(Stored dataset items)
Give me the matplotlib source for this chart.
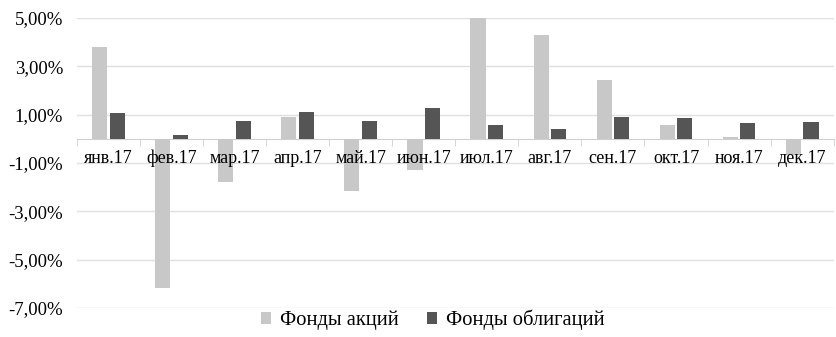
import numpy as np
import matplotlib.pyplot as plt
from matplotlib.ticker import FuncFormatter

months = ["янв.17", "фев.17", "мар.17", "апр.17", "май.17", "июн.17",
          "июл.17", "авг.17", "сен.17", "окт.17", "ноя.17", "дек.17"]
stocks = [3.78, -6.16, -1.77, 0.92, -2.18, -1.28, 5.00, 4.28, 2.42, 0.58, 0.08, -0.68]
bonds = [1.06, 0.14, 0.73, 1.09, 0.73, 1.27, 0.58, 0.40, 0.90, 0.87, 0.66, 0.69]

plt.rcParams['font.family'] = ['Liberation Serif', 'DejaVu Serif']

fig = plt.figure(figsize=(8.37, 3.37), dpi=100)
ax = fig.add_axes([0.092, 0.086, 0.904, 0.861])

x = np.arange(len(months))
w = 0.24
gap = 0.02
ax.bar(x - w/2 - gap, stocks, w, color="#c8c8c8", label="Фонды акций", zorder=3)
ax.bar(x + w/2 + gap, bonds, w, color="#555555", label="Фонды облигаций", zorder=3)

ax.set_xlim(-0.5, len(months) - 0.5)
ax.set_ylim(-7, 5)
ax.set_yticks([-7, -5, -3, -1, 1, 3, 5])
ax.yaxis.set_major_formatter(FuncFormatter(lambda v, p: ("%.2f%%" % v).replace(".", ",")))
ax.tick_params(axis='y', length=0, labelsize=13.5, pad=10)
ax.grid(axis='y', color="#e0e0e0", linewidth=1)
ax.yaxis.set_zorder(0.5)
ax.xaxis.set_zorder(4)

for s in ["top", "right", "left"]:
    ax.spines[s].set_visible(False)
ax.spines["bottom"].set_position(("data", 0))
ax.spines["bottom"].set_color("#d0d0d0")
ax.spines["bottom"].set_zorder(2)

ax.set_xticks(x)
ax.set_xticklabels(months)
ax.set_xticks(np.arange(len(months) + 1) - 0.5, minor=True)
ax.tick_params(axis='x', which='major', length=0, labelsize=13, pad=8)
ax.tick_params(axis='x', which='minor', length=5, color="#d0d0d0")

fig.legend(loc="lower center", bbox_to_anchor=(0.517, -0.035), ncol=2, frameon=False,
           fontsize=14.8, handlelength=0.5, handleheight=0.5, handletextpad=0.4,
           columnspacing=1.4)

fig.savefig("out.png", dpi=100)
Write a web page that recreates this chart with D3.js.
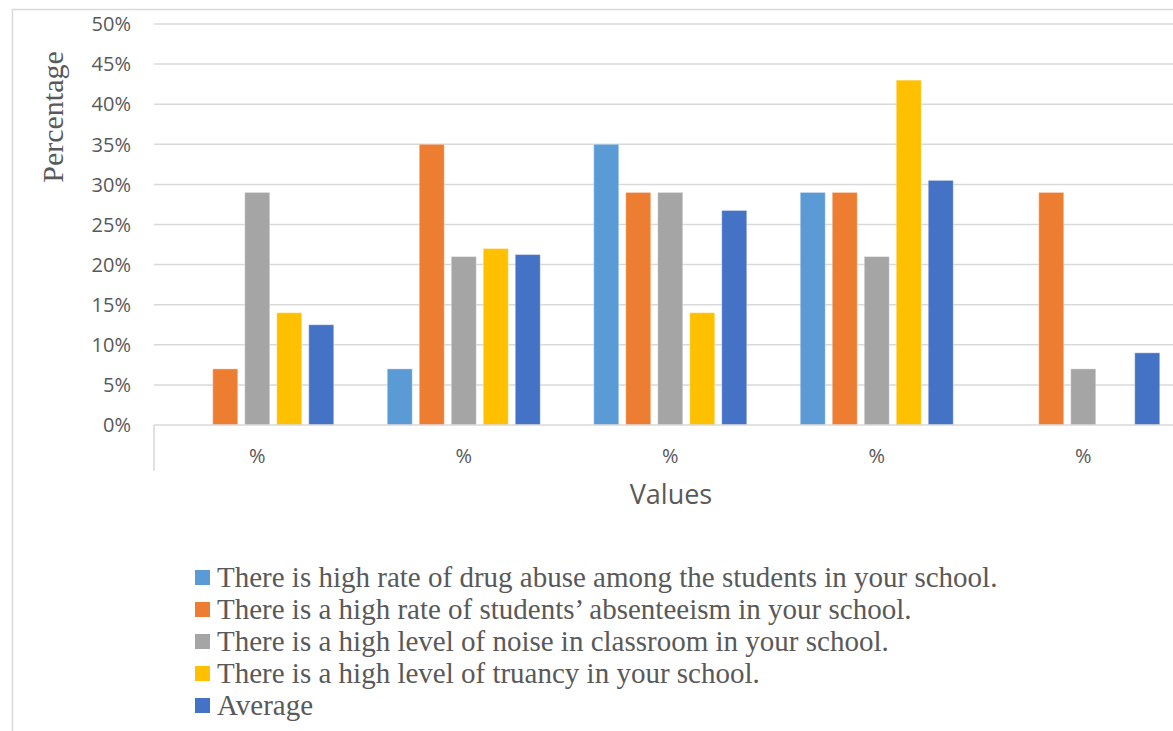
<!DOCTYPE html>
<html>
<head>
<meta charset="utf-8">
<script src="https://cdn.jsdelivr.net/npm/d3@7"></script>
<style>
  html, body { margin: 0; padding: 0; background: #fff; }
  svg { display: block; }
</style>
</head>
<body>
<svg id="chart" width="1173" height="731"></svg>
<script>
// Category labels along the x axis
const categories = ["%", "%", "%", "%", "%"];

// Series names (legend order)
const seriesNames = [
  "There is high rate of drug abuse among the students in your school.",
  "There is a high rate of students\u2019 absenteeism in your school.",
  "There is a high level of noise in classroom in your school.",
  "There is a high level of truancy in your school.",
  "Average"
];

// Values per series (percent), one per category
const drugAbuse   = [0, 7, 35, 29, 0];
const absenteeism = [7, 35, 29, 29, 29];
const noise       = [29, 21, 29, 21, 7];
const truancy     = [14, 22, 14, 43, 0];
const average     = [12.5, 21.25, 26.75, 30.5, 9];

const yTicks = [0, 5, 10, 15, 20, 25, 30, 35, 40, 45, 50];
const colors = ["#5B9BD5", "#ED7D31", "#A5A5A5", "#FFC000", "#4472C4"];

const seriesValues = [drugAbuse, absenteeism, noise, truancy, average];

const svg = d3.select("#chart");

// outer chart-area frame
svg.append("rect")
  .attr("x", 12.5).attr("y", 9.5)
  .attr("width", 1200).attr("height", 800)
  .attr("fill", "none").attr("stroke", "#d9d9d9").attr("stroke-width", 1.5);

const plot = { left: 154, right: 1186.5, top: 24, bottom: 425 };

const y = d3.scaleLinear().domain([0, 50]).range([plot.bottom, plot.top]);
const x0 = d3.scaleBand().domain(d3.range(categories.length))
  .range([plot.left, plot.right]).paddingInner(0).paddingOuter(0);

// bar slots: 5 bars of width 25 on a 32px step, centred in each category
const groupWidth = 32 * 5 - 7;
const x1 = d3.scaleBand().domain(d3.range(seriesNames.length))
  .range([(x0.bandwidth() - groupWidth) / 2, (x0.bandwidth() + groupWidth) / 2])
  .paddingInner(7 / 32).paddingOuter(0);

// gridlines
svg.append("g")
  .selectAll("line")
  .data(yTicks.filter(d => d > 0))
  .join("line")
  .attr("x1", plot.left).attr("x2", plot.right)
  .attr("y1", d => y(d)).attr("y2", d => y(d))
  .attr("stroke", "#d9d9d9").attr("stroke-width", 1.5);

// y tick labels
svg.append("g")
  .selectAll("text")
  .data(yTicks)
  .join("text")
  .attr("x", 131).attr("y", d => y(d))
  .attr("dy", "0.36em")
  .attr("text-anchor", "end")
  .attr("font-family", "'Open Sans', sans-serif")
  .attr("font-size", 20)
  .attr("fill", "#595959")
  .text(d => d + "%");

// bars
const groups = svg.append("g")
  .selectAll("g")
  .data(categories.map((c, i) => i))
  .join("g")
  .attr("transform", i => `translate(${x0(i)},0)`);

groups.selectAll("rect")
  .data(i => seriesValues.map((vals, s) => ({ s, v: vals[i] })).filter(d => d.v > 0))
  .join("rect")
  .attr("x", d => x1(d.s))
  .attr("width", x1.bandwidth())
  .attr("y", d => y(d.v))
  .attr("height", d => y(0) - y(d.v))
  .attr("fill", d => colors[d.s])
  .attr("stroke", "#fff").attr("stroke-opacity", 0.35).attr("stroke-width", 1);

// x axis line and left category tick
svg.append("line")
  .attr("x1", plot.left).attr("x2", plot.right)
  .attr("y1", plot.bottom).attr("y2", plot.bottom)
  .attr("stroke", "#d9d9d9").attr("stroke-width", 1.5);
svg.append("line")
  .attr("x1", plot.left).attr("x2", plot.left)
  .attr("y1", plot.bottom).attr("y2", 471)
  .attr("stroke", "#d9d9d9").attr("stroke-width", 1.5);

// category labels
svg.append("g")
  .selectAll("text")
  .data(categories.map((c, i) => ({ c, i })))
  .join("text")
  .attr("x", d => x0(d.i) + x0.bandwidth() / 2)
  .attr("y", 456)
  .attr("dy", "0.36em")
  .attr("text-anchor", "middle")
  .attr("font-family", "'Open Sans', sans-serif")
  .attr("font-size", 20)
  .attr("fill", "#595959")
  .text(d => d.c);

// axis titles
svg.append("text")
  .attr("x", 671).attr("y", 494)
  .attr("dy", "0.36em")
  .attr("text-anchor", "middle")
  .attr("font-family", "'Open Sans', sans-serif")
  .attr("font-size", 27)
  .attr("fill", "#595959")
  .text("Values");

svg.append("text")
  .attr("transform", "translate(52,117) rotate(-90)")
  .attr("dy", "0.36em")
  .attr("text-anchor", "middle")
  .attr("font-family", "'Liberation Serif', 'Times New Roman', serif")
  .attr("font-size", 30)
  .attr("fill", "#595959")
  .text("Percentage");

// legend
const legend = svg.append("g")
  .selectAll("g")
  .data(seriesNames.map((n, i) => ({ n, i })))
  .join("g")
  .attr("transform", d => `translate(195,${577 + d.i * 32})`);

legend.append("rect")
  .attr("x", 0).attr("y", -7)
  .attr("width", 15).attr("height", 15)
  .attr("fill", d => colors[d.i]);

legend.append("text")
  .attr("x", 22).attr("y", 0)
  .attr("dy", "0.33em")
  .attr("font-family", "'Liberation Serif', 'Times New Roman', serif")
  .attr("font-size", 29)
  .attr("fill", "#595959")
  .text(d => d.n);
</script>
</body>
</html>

Problem to work on: Repeat the listing above up to and including the line with "plt.rcParams['font.family'] = ['Liberation", starting from its first line. Drop any pictures.

Solution to this problem:
Give me the matplotlib source for this chart.
import numpy as np
import matplotlib.pyplot as plt
from matplotlib.ticker import FuncFormatter

months = ["янв.17", "фев.17", "мар.17", "апр.17", "май.17", "июн.17",
          "июл.17", "авг.17", "сен.17", "окт.17", "ноя.17", "дек.17"]
stocks = [3.78, -6.16, -1.77, 0.92, -2.18, -1.28, 5.00, 4.28, 2.42, 0.58, 0.08, -0.68]
bonds = [1.06, 0.14, 0.73, 1.09, 0.73, 1.27, 0.58, 0.40, 0.90, 0.87, 0.66, 0.69]

plt.rcParams['font.family'] = ['Liberation Serif', 'DejaVu Serif']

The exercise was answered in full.